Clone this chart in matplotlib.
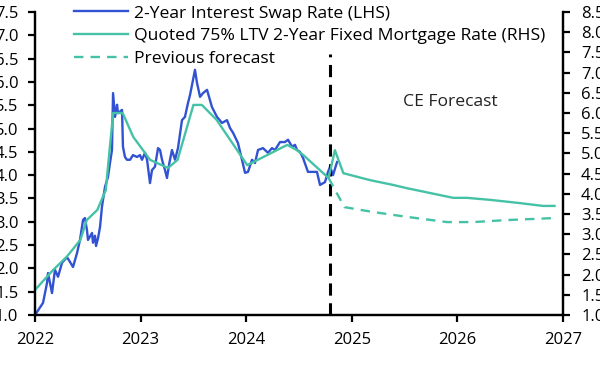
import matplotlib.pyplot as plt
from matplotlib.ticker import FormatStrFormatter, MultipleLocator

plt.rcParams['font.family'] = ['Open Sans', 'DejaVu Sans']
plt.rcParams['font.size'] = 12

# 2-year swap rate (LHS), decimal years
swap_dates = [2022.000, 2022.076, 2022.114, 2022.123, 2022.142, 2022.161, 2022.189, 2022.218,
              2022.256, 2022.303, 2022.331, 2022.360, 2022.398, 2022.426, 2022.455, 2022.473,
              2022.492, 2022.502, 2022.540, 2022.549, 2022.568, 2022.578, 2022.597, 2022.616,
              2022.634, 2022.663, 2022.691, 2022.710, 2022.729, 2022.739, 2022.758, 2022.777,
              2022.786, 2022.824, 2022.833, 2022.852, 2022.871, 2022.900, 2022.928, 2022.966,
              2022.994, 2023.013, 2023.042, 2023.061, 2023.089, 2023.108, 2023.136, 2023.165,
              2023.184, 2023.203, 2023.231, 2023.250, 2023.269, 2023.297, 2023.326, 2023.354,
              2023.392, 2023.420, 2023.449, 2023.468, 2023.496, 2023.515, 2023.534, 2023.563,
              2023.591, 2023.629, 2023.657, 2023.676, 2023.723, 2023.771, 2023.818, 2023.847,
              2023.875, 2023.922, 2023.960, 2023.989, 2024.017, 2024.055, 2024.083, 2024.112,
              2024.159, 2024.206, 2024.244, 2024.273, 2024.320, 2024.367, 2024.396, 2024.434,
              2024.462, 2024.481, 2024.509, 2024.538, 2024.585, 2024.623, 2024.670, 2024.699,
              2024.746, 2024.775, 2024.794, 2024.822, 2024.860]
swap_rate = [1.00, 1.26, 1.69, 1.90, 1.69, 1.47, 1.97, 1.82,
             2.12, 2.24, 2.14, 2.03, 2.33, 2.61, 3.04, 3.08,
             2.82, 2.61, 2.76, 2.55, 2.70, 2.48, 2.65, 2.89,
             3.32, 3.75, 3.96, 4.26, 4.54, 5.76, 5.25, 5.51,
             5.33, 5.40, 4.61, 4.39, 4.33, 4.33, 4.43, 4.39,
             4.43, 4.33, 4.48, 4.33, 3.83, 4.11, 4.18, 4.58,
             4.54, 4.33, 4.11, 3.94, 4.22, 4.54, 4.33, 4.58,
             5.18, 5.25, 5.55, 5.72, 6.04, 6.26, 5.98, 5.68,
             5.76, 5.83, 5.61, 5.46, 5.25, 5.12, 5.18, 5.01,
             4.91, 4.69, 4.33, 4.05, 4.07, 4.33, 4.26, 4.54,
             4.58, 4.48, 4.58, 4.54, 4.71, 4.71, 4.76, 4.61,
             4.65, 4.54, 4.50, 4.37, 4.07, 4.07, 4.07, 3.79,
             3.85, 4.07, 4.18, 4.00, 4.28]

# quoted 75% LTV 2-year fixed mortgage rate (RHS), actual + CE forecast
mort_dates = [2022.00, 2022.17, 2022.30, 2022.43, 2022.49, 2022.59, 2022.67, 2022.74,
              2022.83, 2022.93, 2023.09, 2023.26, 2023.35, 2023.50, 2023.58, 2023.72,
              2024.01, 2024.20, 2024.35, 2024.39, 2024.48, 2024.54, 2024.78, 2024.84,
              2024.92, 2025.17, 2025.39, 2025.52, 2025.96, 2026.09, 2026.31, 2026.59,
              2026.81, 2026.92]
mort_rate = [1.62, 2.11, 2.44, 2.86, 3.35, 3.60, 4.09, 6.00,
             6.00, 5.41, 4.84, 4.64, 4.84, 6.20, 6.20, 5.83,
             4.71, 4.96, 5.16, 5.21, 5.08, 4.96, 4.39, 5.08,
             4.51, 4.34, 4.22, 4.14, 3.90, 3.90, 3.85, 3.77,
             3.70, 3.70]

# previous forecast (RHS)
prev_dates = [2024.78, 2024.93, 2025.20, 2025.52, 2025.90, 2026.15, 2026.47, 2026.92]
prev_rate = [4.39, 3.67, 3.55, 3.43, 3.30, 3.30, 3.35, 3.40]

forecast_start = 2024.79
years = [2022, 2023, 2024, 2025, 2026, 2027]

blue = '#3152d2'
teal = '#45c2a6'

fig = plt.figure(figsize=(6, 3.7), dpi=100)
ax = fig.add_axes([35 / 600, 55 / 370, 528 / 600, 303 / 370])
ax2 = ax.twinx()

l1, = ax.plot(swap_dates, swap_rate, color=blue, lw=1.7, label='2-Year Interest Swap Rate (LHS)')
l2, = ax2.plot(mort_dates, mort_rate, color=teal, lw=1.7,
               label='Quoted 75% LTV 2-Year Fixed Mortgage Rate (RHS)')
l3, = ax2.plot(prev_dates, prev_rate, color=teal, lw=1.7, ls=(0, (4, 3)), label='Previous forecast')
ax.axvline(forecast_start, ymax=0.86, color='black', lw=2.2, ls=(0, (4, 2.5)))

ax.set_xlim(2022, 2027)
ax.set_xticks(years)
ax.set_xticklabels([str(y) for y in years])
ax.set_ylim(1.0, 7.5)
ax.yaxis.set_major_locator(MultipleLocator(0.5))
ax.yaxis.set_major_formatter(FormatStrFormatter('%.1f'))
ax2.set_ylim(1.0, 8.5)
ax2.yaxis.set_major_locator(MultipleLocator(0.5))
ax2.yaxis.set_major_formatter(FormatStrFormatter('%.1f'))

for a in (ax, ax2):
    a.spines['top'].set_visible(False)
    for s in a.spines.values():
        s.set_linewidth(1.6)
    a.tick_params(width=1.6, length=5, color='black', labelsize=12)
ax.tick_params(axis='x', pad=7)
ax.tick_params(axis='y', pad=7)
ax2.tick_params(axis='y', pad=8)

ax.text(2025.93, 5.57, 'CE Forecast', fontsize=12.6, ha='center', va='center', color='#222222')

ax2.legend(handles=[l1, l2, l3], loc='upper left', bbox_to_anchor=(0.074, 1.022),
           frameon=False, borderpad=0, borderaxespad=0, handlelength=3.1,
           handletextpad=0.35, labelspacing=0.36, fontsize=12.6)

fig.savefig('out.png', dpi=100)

Set exercise
Reproduce the listing above exactly, excluding all pictures.

Written reply
Clone this chart in matplotlib.
import matplotlib.pyplot as plt
from matplotlib.ticker import FormatStrFormatter, MultipleLocator

plt.rcParams['font.family'] = ['Open Sans', 'DejaVu Sans']
plt.rcParams['font.size'] = 12

# 2-year swap rate (LHS), decimal years
swap_dates = [2022.000, 2022.076, 2022.114, 2022.123, 2022.142, 2022.161, 2022.189, 2022.218,
              2022.256, 2022.303, 2022.331, 2022.360, 2022.398, 2022.426, 2022.455, 2022.473,
              2022.492, 2022.502, 2022.540, 2022.549, 2022.568, 2022.578, 2022.597, 2022.616,
              2022.634, 2022.663, 2022.691, 2022.710, 2022.729, 2022.739, 2022.758, 2022.777,
              2022.786, 2022.824, 2022.833, 2022.852, 2022.871, 2022.900, 2022.928, 2022.966,
              2022.994, 2023.013, 2023.042, 2023.061, 2023.089, 2023.108, 2023.136, 2023.165,
              2023.184, 2023.203, 2023.231, 2023.250, 2023.269, 2023.297, 2023.326, 2023.354,
              2023.392, 2023.420, 2023.449, 2023.468, 2023.496, 2023.515, 2023.534, 2023.563,
              2023.591, 2023.629, 2023.657, 2023.676, 2023.723, 2023.771, 2023.818, 2023.847,
              2023.875, 2023.922, 2023.960, 2023.989, 2024.017, 2024.055, 2024.083, 2024.112,
              2024.159, 2024.206, 2024.244, 2024.273, 2024.320, 2024.367, 2024.396, 2024.434,
              2024.462, 2024.481, 2024.509, 2024.538, 2024.585, 2024.623, 2024.670, 2024.699,
              2024.746, 2024.775, 2024.794, 2024.822, 2024.860]
swap_rate = [1.00, 1.26, 1.69, 1.90, 1.69, 1.47, 1.97, 1.82,
             2.12, 2.24, 2.14, 2.03, 2.33, 2.61, 3.04, 3.08,
             2.82, 2.61, 2.76, 2.55, 2.70, 2.48, 2.65, 2.89,
             3.32, 3.75, 3.96, 4.26, 4.54, 5.76, 5.25, 5.51,
             5.33, 5.40, 4.61, 4.39, 4.33, 4.33, 4.43, 4.39,
             4.43, 4.33, 4.48, 4.33, 3.83, 4.11, 4.18, 4.58,
             4.54, 4.33, 4.11, 3.94, 4.22, 4.54, 4.33, 4.58,
             5.18, 5.25, 5.55, 5.72, 6.04, 6.26, 5.98, 5.68,
             5.76, 5.83, 5.61, 5.46, 5.25, 5.12, 5.18, 5.01,
             4.91, 4.69, 4.33, 4.05, 4.07, 4.33, 4.26, 4.54,
             4.58, 4.48, 4.58, 4.54, 4.71, 4.71, 4.76, 4.61,
             4.65, 4.54, 4.50, 4.37, 4.07, 4.07, 4.07, 3.79,
             3.85, 4.07, 4.18, 4.00, 4.28]

# quoted 75% LTV 2-year fixed mortgage rate (RHS), actual + CE forecast
mort_dates = [2022.00, 2022.17, 2022.30, 2022.43, 2022.49, 2022.59, 2022.67, 2022.74,
              2022.83, 2022.93, 2023.09, 2023.26, 2023.35, 2023.50, 2023.58, 2023.72,
              2024.01, 2024.20, 2024.35, 2024.39, 2024.48, 2024.54, 2024.78, 2024.84,
              2024.92, 2025.17, 2025.39, 2025.52, 2025.96, 2026.09, 2026.31, 2026.59,
              2026.81, 2026.92]
mort_rate = [1.62, 2.11, 2.44, 2.86, 3.35, 3.60, 4.09, 6.00,
             6.00, 5.41, 4.84, 4.64, 4.84, 6.20, 6.20, 5.83,
             4.71, 4.96, 5.16, 5.21, 5.08, 4.96, 4.39, 5.08,
             4.51, 4.34, 4.22, 4.14, 3.90, 3.90, 3.85, 3.77,
             3.70, 3.70]

# previous forecast (RHS)
prev_dates = [2024.78, 2024.93, 2025.20, 2025.52, 2025.90, 2026.15, 2026.47, 2026.92]
prev_rate = [4.39, 3.67, 3.55, 3.43, 3.30, 3.30, 3.35, 3.40]

forecast_start = 2024.79
years = [2022, 2023, 2024, 2025, 2026, 2027]

blue = '#3152d2'
teal = '#45c2a6'

fig = plt.figure(figsize=(6, 3.7), dpi=100)
ax = fig.add_axes([35 / 600, 55 / 370, 528 / 600, 303 / 370])
ax2 = ax.twinx()

l1, = ax.plot(swap_dates, swap_rate, color=blue, lw=1.7, label='2-Year Interest Swap Rate (LHS)')
l2, = ax2.plot(mort_dates, mort_rate, color=teal, lw=1.7,
               label='Quoted 75% LTV 2-Year Fixed Mortgage Rate (RHS)')
l3, = ax2.plot(prev_dates, prev_rate, color=teal, lw=1.7, ls=(0, (4, 3)), label='Previous forecast')
ax.axvline(forecast_start, ymax=0.86, color='black', lw=2.2, ls=(0, (4, 2.5)))

ax.set_xlim(2022, 2027)
ax.set_xticks(years)
ax.set_xticklabels([str(y) for y in years])
ax.set_ylim(1.0, 7.5)
ax.yaxis.set_major_locator(MultipleLocator(0.5))
ax.yaxis.set_major_formatter(FormatStrFormatter('%.1f'))
ax2.set_ylim(1.0, 8.5)
ax2.yaxis.set_major_locator(MultipleLocator(0.5))
ax2.yaxis.set_major_formatter(FormatStrFormatter('%.1f'))

for a in (ax, ax2):
    a.spines['top'].set_visible(False)
    for s in a.spines.values():
        s.set_linewidth(1.6)
    a.tick_params(width=1.6, length=5, color='black', labelsize=12)
ax.tick_params(axis='x', pad=7)
ax.tick_params(axis='y', pad=7)
ax2.tick_params(axis='y', pad=8)

ax.text(2025.93, 5.57, 'CE Forecast', fontsize=12.6, ha='center', va='center', color='#222222')

ax2.legend(handles=[l1, l2, l3], loc='upper left', bbox_to_anchor=(0.074, 1.022),
           frameon=False, borderpad=0, borderaxespad=0, handlelength=3.1,
           handletextpad=0.35, labelspacing=0.36, fontsize=12.6)

fig.savefig('out.png', dpi=100)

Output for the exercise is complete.